I am pro-choice, I support gay rights, but that does not mean I agree with liberal ideologies on ways to improve job creation.
I'm sure that's true, but nevertheless, if your ideologies on ways to improve job creation dovetail with the movement's ideologies, then criticisms of the movement and of the goals of its economic policies -- which goals are
its fundamental purpose -- are pretty much guaranteed to make you uncomfortable. And I'll be honest: I have a bit of trouble believing you if you tell me they don't make you uncomfortable: I watched you leap to the defense of Fox News, as thoroughly and completely indefensible an instrument of movement propaganda as could be imagined, at the end of the Trayvon Martin thread. That sort of thing really is a kind of a dead giveaway.
Don't mistake me. There are areas where conservatism of various stripes still has very worthwhile insights -- including the economic -- and things to teach. During the run-up to the Iraq War, for instance, I saw clearly how liberal ideology could be as easily manipulated to serve warmongering and war profiteering as "conservative" ideology could be, and though I differed with conservative fellow-travellers about the reasons, I respected that their reasons, however disagreeable I might find them, had led them to a sane conclusion. There are other areas where this applies, some of them social: many conservatives decline to just placidly accept a society with sky-high divorce and abortion rates, for instance, and though I agree with them for much different reasons than the ones they claim, the fact remains that I agree with them. In the economic arena, Obama's healthcare plan is a conservative
plan -- originally Mitt Romney's before he adopted the party-line hostility to it -- and I agree with it. Even within the movement, there are some figures who are worthier than others: I'd rate Chris Christie a relatively honest sort by comparison with his confederates; Nixon, for all that he was the ultimate godfather of dog-whistle politics and the progenitor of many a destructive trend in conservatism, also managed to midwife an entente with China that is the effective bedrock of the modern economy.
I also agree that the Democrats use social issues to mobilize the base... in favour of relatively conservative ideologies
. I don't
agree that the dynamics are the same as those of the Republicans, because they quite simply aren't. The Democrats feel free to pursue a fallacious "centrism" while taking their progressive wing for granted, because they know perfectly well that the progressive wing has no-one else to go to who isn't even worse. In the meantime, many of them also quietly profit from the prison-industrial complex, the firearms industry, the endlessly empowered security state, the gains of foreign adventurism.

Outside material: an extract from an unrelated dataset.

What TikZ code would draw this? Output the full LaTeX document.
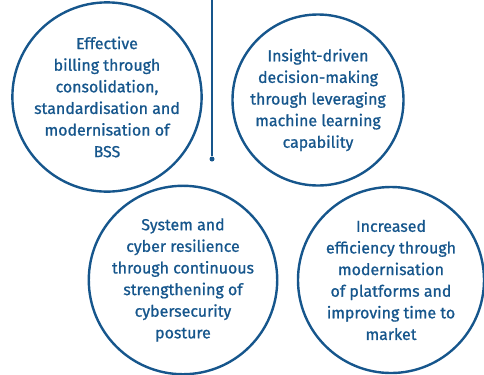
\documentclass[tikz,border=0pt]{standalone}
\usepackage{fontspec}
\setmainfont{Fira Sans}[UprightFeatures={FakeBold=0.9}]
\definecolor{bssblue}{RGB}{22,86,140}
\begin{document}
\begin{tikzpicture}[x=1bp, y=-1bp,
    goal/.style={circle, draw=bssblue, line width=2.4bp, text=bssblue,
        align=center, inner sep=0pt,
        font=\fontsize{16}{21.7}\selectfont}]
    \useasboundingbox (0,0) rectangle (484,374);

    % Goal circles
    \node[goal, minimum size=180bp] (billing) at (107,97)
        {Effective\\billing through\\consolidation,\\standardisation and\\modernisation of\\BSS};
    \node[goal, minimum size=171bp] (insight) at (318,100)
        {Insight-driven\\decision-making\\through leveraging\\machine learning\\capability};
    \node[goal, minimum size=186bp] (cyber) at (183,280)
        {System and\\cyber resilience\\through continuous\\strengthening of\\cybersecurity\\posture};
    \node[goal, minimum size=186bp] (efficiency) at (391,280)
        {Increased\\efficiency through\\modernisation\\of platforms and\\improving time to\\market};

    % Stub line with its end dot
    \coordinate (top) at (212,0);
    \node[circle, fill=bssblue, inner sep=0pt, minimum size=5bp] (dot) at (212,159) {};
    \draw[bssblue, line width=1.2bp] (top) -- (dot);
\end{tikzpicture}
\end{document}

That's really the story of Obama's Presidency: his policies would have been well at home in Reagan's White House. They're only supposed to be the policies of the Socialist Enemy today because of partisan happenstance and right-wing movementarian extremism.
That said, there is only one
party that chooses to play games with the debt ceiling, to the point of downgrading their own country's credit rating, in order to further what it imagines to be its short-term political advantage. There is only one
party, and one movement, that seems to think demanding capitulation with their every demand constitutes "negotiation." The identity of that party is precisely why the Democrats have been able to fortify themselves with conservative defectors. The policies of that party, and that movement, are inextricable from the pursuit of the specific goal of empowering the already-wealthy at the expense of all other sectors of the economy.
For this reason, I think it takes a lot more in this day and age than trotting out the typical libertarian claim to being a "social liberal" but an "economic conservative" to command respect. And it should
take a lot more: most libertarian pieties that lay claims to being genuinely different from liberalism also happen to dovetail with the exact same economic policies that have brought us to this point.